The magnificent jazz, pop and soul singer Nina Simone pumped so much blood and skill into a song that all other versions shriveled to pale little peas in your mind, even if the original artist was Bob Dylan or The Beatles.
Think what it felt like to Nina Simone’s daughter.
The powerful singer and Broadway star, who simply calls herself Simone, visits the Wharton Center next week for “Simone on Simone,” a program devoted to her mother’s music.
“I thought my mother had written every single song she ever sang,” Simone said, in a phone interview. “Of course she wrote ‘Just Like a Woman!’”
People with no filial relation felt the same way. Nina Simone recast the Dylan song as a fragile ballad, dusted with harp and strings, suspended over a gritty gospel groove. She sealed the steal by changing Dylan’s third-person “she” to “I” in the last verse.
While the rest of us marveled at Nina Simone’s ability to take charge of a song, her daughter took it for granted. “I heard her sing ‘Here Comes the Sun’ first, and then when I heard the Beatles do it, I was like, ‘Ewww,’” Simone said, laughing.
Simone the younger, born Lisa Celeste Stroud in 1962, is ripe for a reckoning with her mother’s mighty legacy. She’s already conquered Broadway, having laid down a definitive Mimi in the 1996-98 national tour of “Rent” and nailed the title role of Disney’s “Aida” in 2002-2003, among other star turns on the boards.
Now she’s applying her powerful pipes to a touring show of freewheeling jazz quartet arrangements based on her big-band CD, “Simone on Simone.”
There was no agonizing over whether to do “Simone on Simone.”
“I knew I was going to do this sooner or later,” she said. “When I was culling the songs, it was a very simple, fast process. I’ve been living with these songs all my life. It’s just a matter of which ones I want to do first.”
But Simone’s polished, ebullient performances of her mother’s songs belie the grief she felt while working on the project.
“When I got in the studio, I realized that a lot of the songs I chose to put on the CD, I’d never performed alone,” she said. “I always sang along with my Mom.”
Nina Simone died in 2003.
“I can’t just call her on the phone anymore,” Simone said. “I’m it.”
More than anyone, Simone knew how her mother could give a song a transfusion of soul and authenticity, turning a song as cheesy as “Feelings” into a raw suicide note.

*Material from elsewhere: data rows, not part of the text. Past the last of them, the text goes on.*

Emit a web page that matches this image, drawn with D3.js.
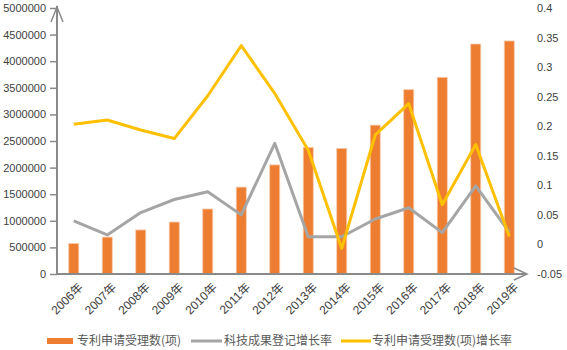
<!DOCTYPE html>
<html><head><meta charset="utf-8">
<script src="https://cdn.jsdelivr.net/npm/d3@7"></script>
<style>
body{margin:0;background:#fff;}
svg{display:block;font-family:"Liberation Sans",Arial,"Noto Sans CJK SC",sans-serif;}
</style></head>
<body><svg id="c" width="567" height="350"></svg>
<script>
const years = ["2006年","2007年","2008年","2009年","2010年","2011年","2012年","2013年","2014年","2015年","2016年","2017年","2018年","2019年"];
const patents = [573178,693917,828328,976686,1222286,1633347,2050649,2377061,2361243,2798500,3464824,3697845,4323112,4380468];
const techGrowth = [0.040,0.016,0.054,0.076,0.089,0.050,0.171,0.013,0.013,0.043,0.062,0.020,0.099,0.021];
const patentGrowth = [0.2035,0.2106,0.1937,0.1791,0.2515,0.3363,0.2555,0.1592,-0.0067,0.1852,0.2381,0.0673,0.1691,0.0133];
const leftTicks = [0,500000,1000000,1500000,2000000,2500000,3000000,3500000,4000000,4500000,5000000];
const rightTicks = [-0.05,0,0.05,0.1,0.15,0.2,0.25,0.3,0.35,0.4];
const seriesNames = ["专利申请受理数(项)","科技成果登记增长率","专利申请受理数(项)增长率"];

const svg = d3.select("#c");
const axisColor = "#8a8a8a", textColor = "#404040";
const x0 = 57, x1 = 526, yTop = 8, yBot = 274;

const xb = d3.scaleBand().domain(years).range([x0,x1]).paddingInner(0.7).paddingOuter(0.35);
const xp = d3.scalePoint().domain(years).range([x0,x1]).padding(0.5);
const yL = d3.scaleLinear().domain([0,5000000]).range([yBot,yTop]);
const yR = d3.scaleLinear().domain([-0.05,0.4]).range([yBot,yTop]);

// bars
svg.append("g").selectAll("rect").data(patents).join("rect")
  .attr("x",(d,i)=>xb(years[i])).attr("y",d=>yL(d))
  .attr("width",xb.bandwidth()).attr("height",d=>yBot-yL(d))
  .attr("fill","#ED7D31").attr("stroke","#F8CBAD").attr("stroke-width",0.8);

// lines
const lineR = d3.line().x((d,i)=>xp(years[i])).y(d=>yR(d));
svg.append("path").datum(techGrowth).attr("d",lineR).attr("fill","none")
  .attr("stroke","#A5A5A5").attr("stroke-width",3).attr("stroke-linejoin","round");
svg.append("path").datum(patentGrowth).attr("d",lineR).attr("fill","none")
  .attr("stroke","#FFC000").attr("stroke-width",3).attr("stroke-linejoin","round");

// left axis
const gL = svg.append("g").attr("transform",`translate(${x0},0)`)
  .call(d3.axisLeft(yL).tickValues(leftTicks).tickSize(7).tickPadding(4).tickFormat(d3.format("d")));
gL.select(".domain").remove();
gL.selectAll(".tick line").attr("stroke",axisColor).attr("stroke-width",1.5);
gL.selectAll(".tick text").attr("fill",textColor).style("font-size","11px").style("font-family","Liberation Sans, Arial, sans-serif");
svg.append("line").attr("x1",x0).attr("x2",x0).attr("y1",yBot).attr("y2",yTop-2)
  .attr("stroke",axisColor).attr("stroke-width",2);
svg.append("path").attr("d",`M${x0-6},${yTop+14}L${x0},${yTop-1}L${x0+6},${yTop+14}`)
  .attr("fill","none").attr("stroke",axisColor).attr("stroke-width",1.5);

// right axis labels
const gR = svg.append("g").attr("transform",`translate(${x1+11},0)`)
  .call(d3.axisRight(yR).tickValues(rightTicks).tickSize(0).tickPadding(0).tickFormat(d=>String(+d.toFixed(2))));
gR.select(".domain").remove();
gR.selectAll(".tick text").attr("fill",textColor).style("font-size","11px").style("font-family","Liberation Sans, Arial, sans-serif");

// bottom axis
svg.append("line").attr("x1",x0).attr("x2",x1+1).attr("y1",yBot).attr("y2",yBot)
  .attr("stroke",axisColor).attr("stroke-width",2);
svg.append("path").attr("d",`M${x1-12},${yBot-6}L${x1+1},${yBot}L${x1-12},${yBot+6}`)
  .attr("fill","none").attr("stroke",axisColor).attr("stroke-width",1.5);
const gB = svg.append("g");
gB.selectAll("text").data(years).join("text")
  .attr("transform",d=>`translate(${xp(d)+7},${yBot+11}) rotate(-45)`)
  .attr("text-anchor","end").attr("dy","0.35em")
  .attr("fill",textColor).style("font-size","12px")
  .style("font-family","Liberation Sans, Arial, 'Noto Sans CJK SC', sans-serif")
  .text(d=>d);

// legend
const lg = svg.append("g").style("font-size","12px").style("font-family","'Noto Sans CJK SC', sans-serif").attr("fill","#595959");
const ly = 341;
lg.append("rect").attr("x",47).attr("y",ly-3).attr("width",26).attr("height",6).attr("fill","#ED7D31");
lg.append("text").attr("x",77).attr("y",ly).attr("dy","0.35em").text(seriesNames[0]);
lg.append("line").attr("x1",191).attr("x2",222).attr("y1",ly).attr("y2",ly).attr("stroke","#A5A5A5").attr("stroke-width",3);
lg.append("text").attr("x",224).attr("y",ly).attr("dy","0.35em").text(seriesNames[1]);
lg.append("line").attr("x1",341).attr("x2",371).attr("y1",ly).attr("y2",ly).attr("stroke","#FFC000").attr("stroke-width",3);
lg.append("text").attr("x",372).attr("y",ly).attr("dy","0.35em").text(seriesNames[2]);
</script></body></html>
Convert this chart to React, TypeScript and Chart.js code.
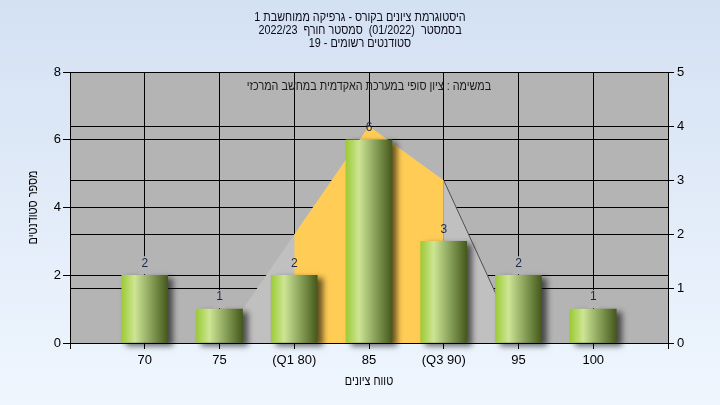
import React, { useEffect, useRef } from 'react';
import { Chart, registerables } from 'chart.js';

Chart.register(...registerables);

const titleLines = [
  'היסטוגרמת ציונים בקורס - גרפיקה ממוחשבת 1',
  'בסמסטר  (01/2022)  סמסטר חורף  2022/23',
  'סטודנטים רשומים - 19',
];
const noteText = 'במשימה : ציון סופי במערכת האקדמית במחשב המרכזי';
const xTitle = 'טווח ציונים';
const yTitle = 'מספר סטודנטים';

const gradeValues = [70, 75, 80, 85, 90, 95, 100];
const gradeLabels = ['70', '75', '(Q1 80)', '85', '(Q3 90)', '95', '100'];
const studentCounts = [2, 1, 2, 6, 3, 2, 1];

const curveX = [75, 80, 85, 90, 95];
const curveY = [0, 2, 4, 3, 0];
const iqrX = [80, 85, 90];
const iqrY = [2, 4, 3];

const xMin = 65;
const xMax = 105;
const xStep = 5;
const leftMax = 8;
const leftStep = 2;
const rightMax = 5;
const rightStep = 1;

const FONT = "'Liberation Sans', Arial, 'DejaVu Sans', sans-serif";
const CONDENSE = 0.83;

function drawCondensed(ctx: CanvasRenderingContext2D, text: string, x: number, y: number, rot = 0) {
  ctx.save();
  ctx.translate(x, y);
  if (rot) ctx.rotate(rot);
  ctx.scale(CONDENSE, 1);
  ctx.fillText(text, 0, 0);
  ctx.restore();
}

export default function App() {
  const ref = useRef<HTMLCanvasElement | null>(null);

  useEffect(() => {
    const canvas = ref.current;
    if (!canvas) return;

    const bgPlugin = {
      id: 'bgPlugin',
      beforeDraw(chart: any) {
        const { ctx, width, height, chartArea } = chart;
        ctx.save();
        const g = ctx.createLinearGradient(0, 0, 0, height);
        g.addColorStop(0, '#d4e1f3');
        g.addColorStop(1, '#eff6fe');
        ctx.fillStyle = g;
        ctx.fillRect(0, 0, width, height);
        ctx.fillStyle = '#b4b4b4';
        ctx.fillRect(chartArea.left, chartArea.top, chartArea.right - chartArea.left, chartArea.bottom - chartArea.top);
        ctx.restore();
      },
    };

    const barStylePlugin = {
      id: 'barStyle',
      beforeDatasetDraw(chart: any, args: any) {
        if (args.index !== 0) return;
        const ctx = chart.ctx;
        args.meta.data.forEach((el: any) => {
          const l = el.x - el.width / 2;
          const r = el.x + el.width / 2;
          const g = ctx.createLinearGradient(l, 0, r, 0);
          g.addColorStop(0, '#9ccb36');
          g.addColorStop(0.28, '#cde594');
          g.addColorStop(0.6, '#8fa860');
          g.addColorStop(1, '#45591b');
          el.options = Object.assign({}, el.options, { backgroundColor: g });
        });
        ctx.save();
        ctx.shadowColor = 'rgba(0,0,0,0.6)';
        ctx.shadowBlur = 6;
        ctx.shadowOffsetX = 5;
        ctx.shadowOffsetY = 3;
      },
      afterDatasetDraw(chart: any, args: any) {
        if (args.index !== 0) return;
        chart.ctx.restore();
      },
    };

    const textPlugin = {
      id: 'textPlugin',
      afterDatasetsDraw(chart: any) {
        const { ctx, chartArea } = chart;
        const meta = chart.getDatasetMeta(0);
        ctx.save();
        ctx.font = `12px ${FONT}`;
        ctx.textAlign = 'center';
        ctx.textBaseline = 'middle';
        meta.data.forEach((el: any, i: number) => {
          const v = gradeValues[i];
          const plain = v < 80 || v > 90;
          if (plain) {
            ctx.fillStyle = '#b4b4b4';
            ctx.fillRect(el.x - 6, el.y - 19, 12, 18);
          }
          ctx.fillStyle = '#1c2a48';
          ctx.fillText(String(studentCounts[i]), el.x, el.y - 12);
        });
        ctx.font = `13px ${FONT}`;
        ctx.fillStyle = '#1a1a1a';
        drawCondensed(ctx, noteText, (chartArea.left + chartArea.right) / 2, 86);
        ctx.restore();
      },
      afterDraw(chart: any) {
        const { ctx, width, chartArea } = chart;
        ctx.save();
        ctx.font = `13px ${FONT}`;
        ctx.fillStyle = '#0a0a14';
        ctx.textAlign = 'center';
        ctx.textBaseline = 'middle';
        titleLines.forEach((t, i) => drawCondensed(ctx, t, width / 2, 17 + i * 13));
        ctx.fillStyle = '#000';
        drawCondensed(ctx, xTitle, (chartArea.left + chartArea.right) / 2, 381);
        drawCondensed(ctx, yTitle, 33, (chartArea.top + chartArea.bottom) / 2, -Math.PI / 2);
        ctx.restore();
      },
    };

    const chart = new Chart(canvas, {
      type: 'bar',
      data: {
        datasets: [
          {
            type: 'bar',
            label: 'students',
            data: gradeValues.map((x, i) => ({ x, y: studentCounts[i] })),
            xAxisID: 'x',
            yAxisID: 'y',
            order: 1,
            barThickness: 46,
            backgroundColor: () => '#9ccb36',
            borderWidth: 0,
            clip: false,
          } as any,
          {
            type: 'line',
            label: 'iqr',
            data: iqrX.map((x, i) => ({ x, y: iqrY[i] })),
            xAxisID: 'x',
            yAxisID: 'y1',
            order: 2,
            fill: 'origin',
            backgroundColor: '#ffcc55',
            borderColor: 'rgba(0,0,0,0)',
            borderWidth: 0,
            pointRadius: 0,
            tension: 0,
          } as any,
          {
            type: 'line',
            label: 'curve',
            data: curveX.map((x, i) => ({ x, y: curveY[i] })),
            xAxisID: 'x',
            yAxisID: 'y1',
            order: 3,
            fill: 'origin',
            backgroundColor: '#c0c0c0',
            borderColor: '#505050',
            borderWidth: 1,
            pointRadius: 0,
            tension: 0,
            segment: {
              borderColor: (c: any) => (c.p0.parsed.x >= 90 ? '#505050' : 'rgba(0,0,0,0)'),
            },
          } as any,
        ],
      },
      options: {
        responsive: false,
        animation: false,
        devicePixelRatio: 1,
        layout: { padding: { top: 72, left: 0, right: 0, bottom: 0 } },
        plugins: {
          legend: { display: false },
          title: { display: false },
          tooltip: { enabled: false },
        },
        scales: {
          x: {
            type: 'linear',
            position: 'bottom',
            min: xMin,
            max: xMax,
            offset: false,
            afterFit: (s: any) => {
              s.height = 62;
            },
            ticks: {
              stepSize: xStep,
              autoSkip: false,
              maxRotation: 0,
              padding: 4,
              color: '#000',
              font: { family: FONT, size: 13 },
              callback: (v: any) => {
                const idx = gradeValues.indexOf(Number(v));
                return idx >= 0 ? gradeLabels[idx] : '';
              },
            },
            grid: { color: '#000', lineWidth: 1, tickLength: 6, tickColor: '#000', offset: false },
            border: { color: '#000', width: 1, z: 1 },
          },
          y: {
            type: 'linear',
            position: 'left',
            min: 0,
            max: leftMax,
            afterFit: (s: any) => {
              s.width = 70;
            },
            ticks: { stepSize: leftStep, padding: 2, color: '#000', font: { family: FONT, size: 13 } },
            grid: { color: '#000', lineWidth: 1, tickLength: 7, tickColor: '#000' },
            border: { color: '#000', width: 1, z: 1 },
          },
          y1: {
            type: 'linear',
            position: 'right',
            min: 0,
            max: rightMax,
            afterFit: (s: any) => {
              s.width = 52;
            },
            ticks: { stepSize: rightStep, padding: 3, color: '#000', font: { family: FONT, size: 13 } },
            grid: { color: '#000', lineWidth: 1, tickLength: 6, tickColor: '#000', drawOnChartArea: true },
            border: { color: '#000', width: 1, z: 1 },
          },
        },
      } as any,
      plugins: [bgPlugin, barStylePlugin, textPlugin],
    });

    return () => chart.destroy();
  }, []);

  return (
    <div style={{ position: 'fixed', left: 0, top: 0, width: 720, height: 405 }}>
      <canvas ref={ref} width={720} height={405} style={{ display: 'block', width: 720, height: 405 }} />
    </div>
  );
}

“Feeling Good,” a highlight of the younger Simone’s CD and live shows, is a case in point. Anthony Newley and Leslie Bricuss wrote the song for a 1965 Broadway show called “The Roar of the Greasepaint — The Smell of the Crowd,” but who remembers that now?
“Mommy took it and turned it into what is now a standard,” Simone said. Poor Anthony Newley. The Wikipedia entry on “Feeling Good” goes straight to bullet-point 1: “Nina Simone version,” followed by bullet-point 2, “samples” of same.
“From Michael Bublé to Oleta Adams, Jennifer Hudson and on and on, everybody does the song, and when they do it, they do it Mommy’s way,” Simone said.
(By the way, Nina Simone also recast Frank Sinatra’s chest-thumper “My Way” with swaying hips and rocking congas, and ran off with that one as well.)
Simone the younger is on firmest ground exuding the upbeat confidence of “Feeling Good,” but steers away from the politically charged songs her mother wrote, including “Mississippi Goddam,” a searing response to the murder of Medgar Evers in Mississippi and the 1963 bombing of a black church in Birmingham, Ala.
“I’m not singing protest songs,” Simone said. “I’m not singing about politics — at least, not right now I’m not. But my views about the social and political environment in which we’re living very much mirror my mother’s.”
For now, the lyrics of “Feeling Good” — “this old world is a new world and a bold world for me” — suit her well. The “Simone on Simone” CD and tour have sparked a surge of creativity, helped along by a deep immersion in yoga. She’s working on a new CD of original songs, to be released in 2012.
“When I imagine myself, it’s like a kid,” she said. “I literally imagine myself standing on the world, and the world has sunglasses on — not the people, the planet.”
She recently uncorked one of the new songs, “All is Well,” at a New Mexico gig, and liked the audience´s reaction.
“They were singing it back to me,” she said. “I got a glimpse into some of the joy that I will be able to bring to the world in due time, to add to the legacy my mother has already begun.”